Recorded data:
--*--

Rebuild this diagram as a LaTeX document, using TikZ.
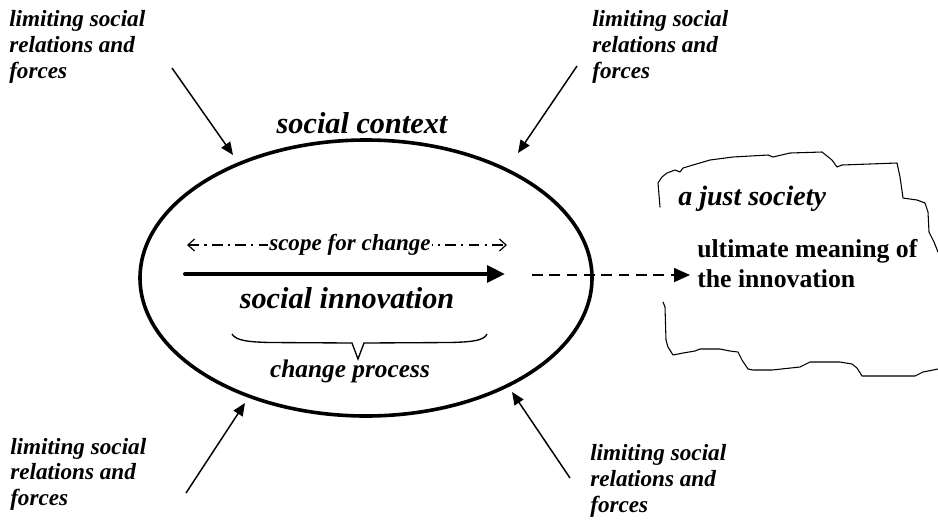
\documentclass[tikz,border=0pt]{standalone}
\usepackage{fontspec}
\setmainfont{Liberation Serif}
\usetikzlibrary{arrows.meta,shapes.geometric}
\begin{document}
\begin{tikzpicture}[x=0.75pt,y=-0.75pt,
  lim/.style={anchor=base west,inner sep=0pt,font=\bfseries\itshape\fontsize{17.4}{19}\selectfont},
  bigit/.style={anchor=base,inner sep=0pt,font=\bfseries\itshape\fontsize{22.7}{27}\selectfont},
  thinarrow/.style={line width=1.1pt,-{Triangle[length=9.5pt,width=8pt]}},
  cloudline/.style={line width=0.8pt,line join=round,line cap=round},
]
\useasboundingbox (0,0) rectangle (938,519);
\fill[white] (0,0) rectangle (938,519);

% social context ellipse
\node[ellipse, draw, line width=2.7pt, minimum width=339pt, minimum height=207pt, inner sep=0pt] (ctx) at (366,278) {};
\node[bigit] (sctx) at (362,133) {social context};

% limiting texts
\node[lim] (tl1) at (9,26) {limiting social};
\node[lim] (tl2) at (9,52) {relations and};
\node[lim] (tl3) at (9,78) {forces};
\node[lim] (tr1) at (592,26) {limiting social};
\node[lim] (tr2) at (592,52) {relations and};
\node[lim] (tr3) at (592,78) {forces};
\node[lim] (bl1) at (10,454) {limiting social};
\node[lim] (bl2) at (10,479) {relations and};
\node[lim] (bl3) at (10,505) {forces};
\node[lim] (br1) at (590,460) {limiting social};
\node[lim] (br2) at (590,486) {relations and};
\node[lim] (br3) at (590,512) {forces};

% arrows towards the ellipse
\coordinate (tla) at (172,68);  \coordinate (tlb) at (233,155);
\coordinate (tra) at (577,66);  \coordinate (trb) at (518,153);
\coordinate (bla) at (186,493); \coordinate (blb) at (245,403);
\coordinate (bra) at (570,478); \coordinate (brb) at (512,392);
\draw[thinarrow] (tla) -- (tlb);
\draw[thinarrow] (tra) -- (trb);
\draw[thinarrow] (bla) -- (blb);
\draw[thinarrow] (bra) -- (brb);

% scope for change
\coordinate (sc0) at (187,245);
\coordinate (sc1) at (507,245);
\draw[line width=0.9pt, dash pattern=on 8pt off 4pt on 1.5pt off 4pt,
  {Straight Barb[length=5pt,width=9pt]}-{Straight Barb[length=5pt,width=9pt]}] (sc0) -- (sc1);
\node[anchor=base,fill=white,inner xsep=1pt,inner ysep=1pt,font=\bfseries\itshape\fontsize{17.3}{19}\selectfont] (scope) at (350,250) {scope for change};

% social innovation arrow
\coordinate (si0) at (185,274);
\coordinate (si1) at (505,274);
\draw[line width=3pt, line cap=round, -{Triangle[length=13.5pt,width=12.5pt]}] (si0) -- (si1);
\node[bigit] (sinn) at (347,308) {social innovation};

% brace and change process
\draw[line width=1pt] (232,334) .. controls (236,341) and (250,342) .. (270,342.5) -- (352,343) -- (358,359) -- (364,343) -- (450,342.5) .. controls (470,342) and (484,341) .. (487,334);
\node[anchor=base,inner sep=0pt,font=\bfseries\itshape\fontsize{19}{22}\selectfont] (chg) at (350,377) {change process};

% dashed arrow to the just society
\coordinate (d0) at (532,275);
\coordinate (d1) at (690,275);
\draw[line width=1.2pt, dash pattern=on 8pt off 5pt, -{Triangle[length=12pt,width=10.5pt]}] (d0) -- (d1);

% cloud
\draw[cloudline] (660,207) -- (658,183) -- (662,177) -- (667,173) -- (675,170) -- (680,172) -- (683,168) -- (693,165) -- (710,160) -- (733,157) -- (768,155) -- (773,157) -- (790,153) -- (822,152) -- (832,160) -- (837,167) -- (842,165) -- (897,163) -- (900,177) -- (903,198) -- (917,200) -- (925,203) -- (928,212) -- (929,232) -- (934,242) -- (938,252);
\draw[cloudline] (663,302) -- (665,307) -- (666,340) -- (668,347) -- (673,355) -- (683,353) -- (695,351) -- (700,349) -- (720,349) -- (730,351) -- (738,352) -- (742,360) -- (748,369) -- (753,370) -- (772,370) -- (800,367) -- (810,362) -- (840,362) -- (852,364) -- (857,368) -- (862,376) -- (915,376) -- (923,372) -- (938,369);

\node[anchor=base west,inner sep=0pt,font=\bfseries\itshape\fontsize{21}{25}\selectfont] (just) at (678,205) {a just society};
\node[anchor=base west,inner sep=0pt,font=\bfseries\fontsize{19.3}{23}\selectfont] (um1) at (697,257) {ultimate meaning of};
\node[anchor=base west,inner sep=0pt,font=\bfseries\fontsize{19.3}{23}\selectfont] (um2) at (697,287) {the innovation};
\end{tikzpicture}
\end{document}
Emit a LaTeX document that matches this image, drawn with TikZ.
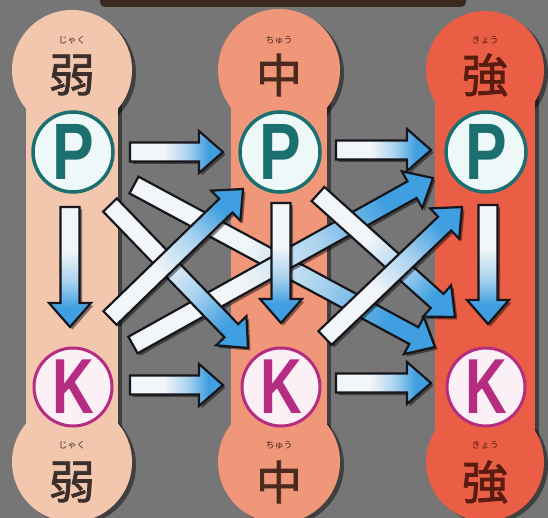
\documentclass[tikz,border=0pt]{standalone}
\usepackage{fontspec}
\usepackage{graphicx}
\newfontfamily\cjk{Noto Sans CJK JP}
\newfontfamily\cjkb{Noto Sans CJK JP}[FakeBold=1.6]
\newfontfamily\lat{Liberation Sans}
\usetikzlibrary{calc}
\definecolor{bgc}{HTML}{767676}
\definecolor{topbar}{HTML}{3A2A20}
\definecolor{colW}{HTML}{F3C6AE}
\definecolor{colM}{HTML}{F0977A}
\definecolor{colS}{HTML}{EB5E46}
\definecolor{tealc}{HTML}{1B6F6E}
\definecolor{pfill}{HTML}{EEF8F8}
\definecolor{magc}{HTML}{B52D80}
\definecolor{kfill}{HTML}{FCF0F7}
\definecolor{arrwhite}{HTML}{F3F6F8}
\definecolor{arrmid}{HTML}{A9D2EF}
\definecolor{arrblue}{HTML}{3F9FE0}
\definecolor{arrline}{HTML}{16161C}
\definecolor{txtW}{HTML}{3B2F2C}
\definecolor{txtM}{HTML}{4A2A1E}
\definecolor{txtS}{HTML}{5A1C10}
\pgfdeclarehorizontalshading{arrsh}{100bp}{color(0bp)=(arrwhite); color(25bp)=(arrwhite); color(43bp)=(arrwhite); color(56bp)=(arrmid); color(67bp)=(arrblue); color(100bp)=(arrblue)}
\makeatletter
\newdimen\baX
\newdimen\baY
\newcommand\arrowpoly{(0,-9.5) -- ({\balen-24},-9.5) -- ({\balen-24},-21) -- (\balen,0) -- ({\balen-24},21) -- ({\balen-24},9.5) -- (0,9.5) -- cycle}
\newcommand\blockarrow[2]{%
  \path #1 coordinate (bas) #2 coordinate (bae);%
  \pgfpointdiff{\pgfpointanchor{bas}{center}}{\pgfpointanchor{bae}{center}}%
  \baX=\pgf@x \baY=\pgf@y
  \pgfmathsetmacro\baang{atan2(\baY,\baX)}%
  \pgfmathsetmacro\balen{veclen(\baX,\baY)}%
  \begin{scope}[transform canvas={shift={($(bas)+(2.5,2.5)$)},rotate=\baang}]
    \fill[black,opacity=.45] \arrowpoly;
  \end{scope}
  \begin{scope}[transform canvas={shift={(bas)},rotate=\baang}]
    \shadedraw[shading=arrsh, draw=arrline, line width=2.2pt, line join=miter] \arrowpoly;
  \end{scope}
}
\makeatother
\begin{document}
\begin{tikzpicture}[x=1pt,y=-1pt,
  pcirc/.style={circle, draw=tealc, line width=3.5pt, fill=pfill, minimum size=80pt, inner sep=0pt, text=tealc, font=\fontsize{80}{80}\selectfont\lat\bfseries},
  kcirc/.style={circle, draw=magc, line width=3pt, fill=kfill, minimum size=78pt, inner sep=0pt, text=magc, font=\fontsize{78}{78}\selectfont\lat\bfseries},
  kanji/.style={inner sep=0pt, font=\fontsize{46}{46}\selectfont\cjkb},
  furi/.style={inner sep=0pt, font=\fontsize{9}{9}\selectfont\cjk},
  pshadow/.style={fill=black, opacity=.45}]
\useasboundingbox (0,0) rectangle (548,518);
\fill[bgc] (0,0) rectangle (548,518);
\fill[topbar, rounded corners=5pt] (100,-8) rectangle (466,7);
% pillar shadows
\foreach \cx/\hw/\r in {72/46/60, 279/48/61, 485/50/59}{
  \fill[pshadow] (\cx+4,73) circle[radius=\r pt];
  \fill[pshadow] (\cx+4,465) circle[radius=\r pt];
  \fill[pshadow] (\cx-\hw+4,73) rectangle (\cx+\hw+4,465);
}
% pillars
\foreach \cx/\hw/\r/\c in {72/46/60/colW, 279/48/61/colM, 485/50/59/colS}{
  \fill[\c] (\cx,70) circle[radius=\r pt];
  \fill[\c] (\cx,462) circle[radius=\r pt];
  \fill[\c] (\cx-\hw,70) rectangle (\cx+\hw,462);
}
% labels
\node[furi, text=txtW] (fw1) at (72,40) {じゃく};
\node[kanji, text=txtW] (kw1) at (72,75) {弱};
\node[furi, text=txtM] (fm1) at (279,40) {ちゅう};
\node[kanji, text=txtM] (km1) at (279,75) {中};
\node[furi, text=txtS] (fs1) at (485,40) {きょう};
\node[kanji, text=txtS] (ks1) at (485,75) {強};
\node[furi, text=txtW] (fw2) at (72,445) {じゃく};
\node[kanji, text=txtW] (kw2) at (72,482) {弱};
\node[furi, text=txtM] (fm2) at (279,445) {ちゅう};
\node[kanji, text=txtM] (km2) at (279,482) {中};
\node[furi, text=txtS] (fs2) at (485,445) {きょう};
\node[kanji, text=txtS] (ks2) at (485,482) {強};
% circles
\node[pcirc] (Pw) at (73,152) {\scalebox{0.78}[1]{P}};
\node[pcirc] (Pm) at (280,152) {\scalebox{0.78}[1]{P}};
\node[pcirc] (Ps) at (486,152) {\scalebox{0.78}[1]{P}};
\node[kcirc] (Kw) at (73,387) {\scalebox{0.74}[1]{K}};
\node[kcirc] (Km) at (281,387) {\scalebox{0.74}[1]{K}};
\node[kcirc] (Ks) at (486,387) {\scalebox{0.74}[1]{K}};
% diagonal arrows (bottom layers first)
\blockarrow{($(Pw)+(61,33)$)}{($(Ks)+(-51,-40)$)}
\blockarrow{($(Kw)+(60,-42)$)}{($(Ps)+(-53,26)$)}
\blockarrow{($(Pw)+(37,53)$)}{($(Km)+(-33,-39)$)}
\blockarrow{($(Kw)+(37,-69)$)}{($(Pm)+(-37,37)$)}
% vertical middle
\blockarrow{($(Pm)+(1,51)$)}{($(Km)+(0,-64)$)}
\blockarrow{($(Pm)+(38,42)$)}{($(Ks)+(-31,-70)$)}
\blockarrow{($(Km)+(44,-49)$)}{($(Ps)+(-24,55)$)}
% horizontal arrows
\blockarrow{($(Pw)+(57,0)$)}{($(Pm)+(-57,0)$)}
\blockarrow{($(Pm)+(56,-2)$)}{($(Ps)+(-55,-2)$)}
\blockarrow{($(Kw)+(57,-2)$)}{($(Km)+(-58,-2)$)}
\blockarrow{($(Km)+(55,-4)$)}{($(Ks)+(-55,-4)$)}
% vertical sides
\blockarrow{($(Pw)+(-3,55)$)}{($(Kw)+(-3,-60)$)}
\blockarrow{($(Ps)+(2,53)$)}{($(Ks)+(2,-63)$)}
\end{tikzpicture}
\end{document}
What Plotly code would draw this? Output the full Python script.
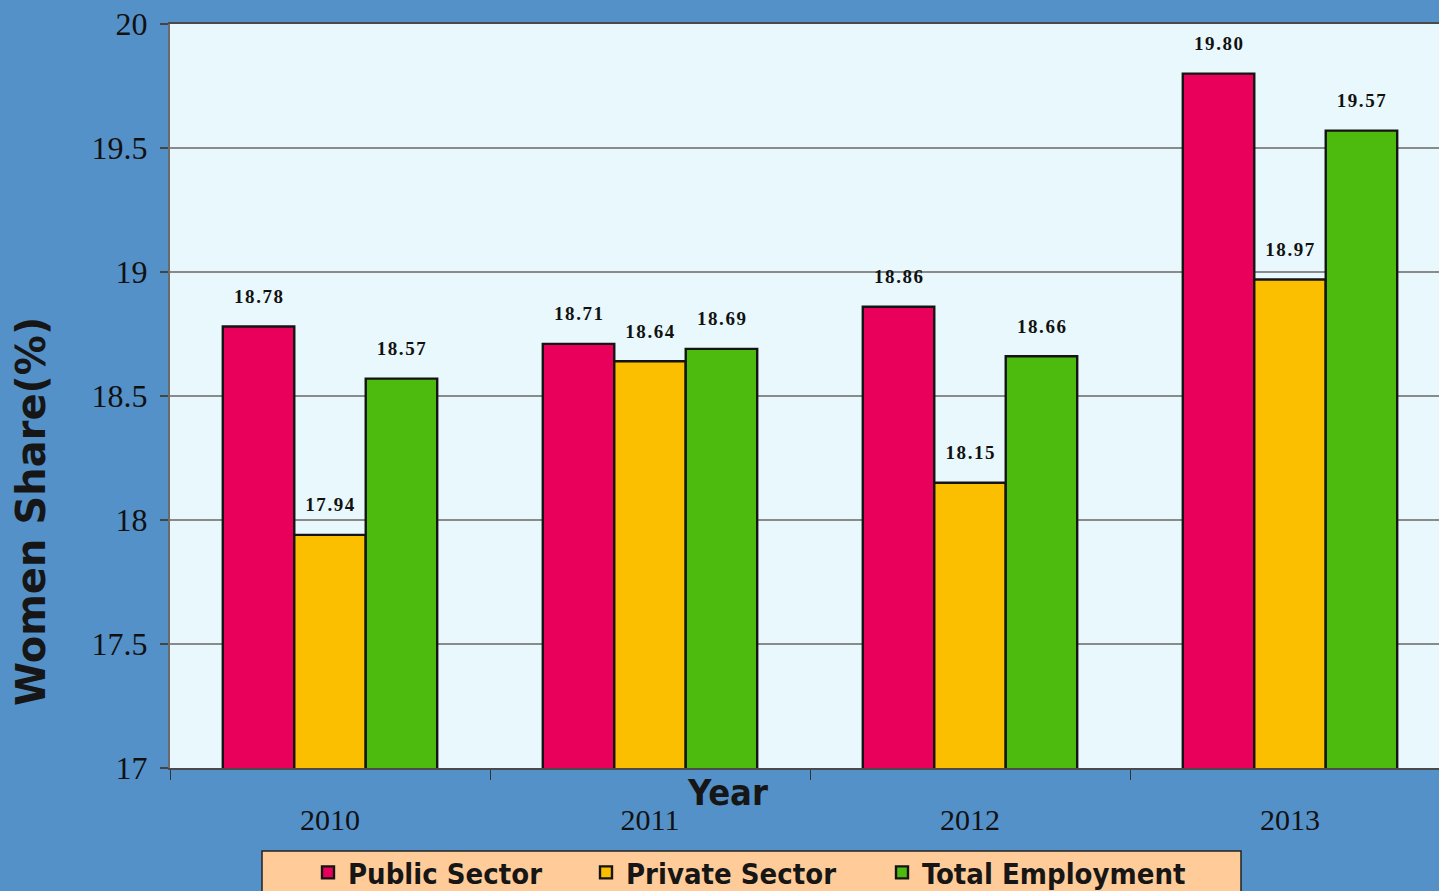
import plotly.graph_objects as go

years = ["2010", "2011", "2012", "2013"]
public_sector = [18.78, 18.71, 18.86, 19.80]
private_sector = [17.94, 18.64, 18.15, 18.97]
total_employment = [18.57, 18.69, 18.66, 19.57]
series_names = ["Public Sector", "Private Sector", "Total Employment"]
y_ticks = [17, 17.5, 18, 18.5, 19, 19.5, 20]

colors = ["#E8005A", "#FCBF00", "#4DBB0D"]

W, H = 1439, 891
ML, MT, MB = 170, 24, 123
CAT_PX = 320  # width of one category in px
plot_w = W - ML
plot_h = H - MT - MB


def px_x(px):
    return (px - ML) / plot_w


def px_y(py):
    return ((H - MB) - py) / plot_h


SP = "\u200a"


def label(v):
    return ("<span style='font-size:19px'>" + SP.join(f"{v:.2f}") + "</span>"
            + "<br><span style='font-size:4px'>\u00a0</span>")


legend_ids = ["legend", "legend2", "legend3"]
legend_left_px = [308, 586, 882]

fig = go.Figure()
for name, vals, col, lid in zip(series_names, [public_sector, private_sector, total_employment],
                                colors, legend_ids):
    fig.add_trace(go.Bar(
        x=years, y=vals, name=name, legend=lid,
        marker=dict(color=col, line=dict(color="#141414", width=2.4)),
        text=[label(v) for v in vals],
        textposition="outside",
        constraintext="none",
        cliponaxis=False,
        textfont=dict(family="Liberation Serif, serif", size=15, color="#111111", weight="bold"),
    ))

legend_common = dict(
    orientation="h",
    xanchor="left",
    y=px_y(847), yanchor="top",
    bgcolor="rgba(0,0,0,0)",
    borderwidth=0,
    font=dict(family="DejaVu Sans Condensed, sans-serif", size=29,
              color="#161616", weight="bold"),
)

fig.update_layout(
    width=W, height=H, autosize=False,
    margin=dict(l=ML, r=0, t=MT, b=MB, pad=0, autoexpand=False),
    paper_bgcolor="#5591C9",
    plot_bgcolor="#E8F8FC",
    barmode="group",
    bargap=0.33,
    bargroupgap=0,
    showlegend=True,
    legend=dict(x=px_x(legend_left_px[0]), **legend_common),
    legend2=dict(x=px_x(legend_left_px[1]), **legend_common),
    legend3=dict(x=px_x(legend_left_px[2]), **legend_common),
    shapes=[
        dict(type="rect", xref="paper", yref="paper", layer="below",
             x0=px_x(262), x1=px_x(1241), y0=px_y(851), y1=px_y(905),
             fillcolor="#FFCC99", line=dict(color="#222222", width=1.5)),
    ],
    xaxis=dict(
        type="category",
        range=[-0.5, -0.5 + plot_w / CAT_PX],
        showline=True, linecolor="#4a4a4a", linewidth=2, mirror=True,
        ticks="outside", ticklen=10, tickwidth=1.2, tickcolor="#333333",
        tickson="boundaries",
        ticklabelstandoff=24,
        tickfont=dict(family="Liberation Serif, serif", size=30, color="#111111"),
        showgrid=False,
    ),
    yaxis=dict(
        range=[17, 20],
        tickvals=y_ticks,
        ticktext=[f"{t:g}" for t in y_ticks],
        showline=True, linecolor="#6a6a6a", linewidth=2, mirror=False,
        ticks="outside", ticklen=8, tickwidth=2, tickcolor="#444444",
        ticklabelstandoff=6,
        tickfont=dict(family="Liberation Serif, serif", size=32, color="#111111"),
        showgrid=True, gridcolor="#8a8a8a", gridwidth=1.5,
        zeroline=False,
    ),
    annotations=[
        dict(text="Year", xref="paper", yref="paper",
             x=px_x(727), y=px_y(792),
             xanchor="center", yanchor="middle", showarrow=False,
             font=dict(family="DejaVu Sans Condensed, sans-serif", size=36,
                       color="#161616", weight="bold")),
        dict(text="Women Share(%)", xref="paper", yref="paper", textangle=-90,
             x=px_x(31), y=px_y(512),
             xanchor="center", yanchor="middle", showarrow=False,
             font=dict(family="DejaVu Sans, sans-serif", size=40, color="#161616", weight="bold")),
    ],
)

fig.write_html(
    "out.html",
    config={"responsive": False, "displayModeBar": False},
    post_script="document.body.style.margin='0';document.body.style.overflow='hidden';",
)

--*--

■ Directions ■
Repeat exactly the stretch of lines that opens with the line containing "What Plotly code" and closes with the line containing "y_ticks = [17, 17.5, 18, 18.5, 19, 19.5, 20]". Leave the pictures out, and add nothing.

■ In response ■
What Plotly code would draw this? Output the full Python script.
import plotly.graph_objects as go

years = ["2010", "2011", "2012", "2013"]
public_sector = [18.78, 18.71, 18.86, 19.80]
private_sector = [17.94, 18.64, 18.15, 18.97]
total_employment = [18.57, 18.69, 18.66, 19.57]
series_names = ["Public Sector", "Private Sector", "Total Employment"]
y_ticks = [17, 17.5, 18, 18.5, 19, 19.5, 20]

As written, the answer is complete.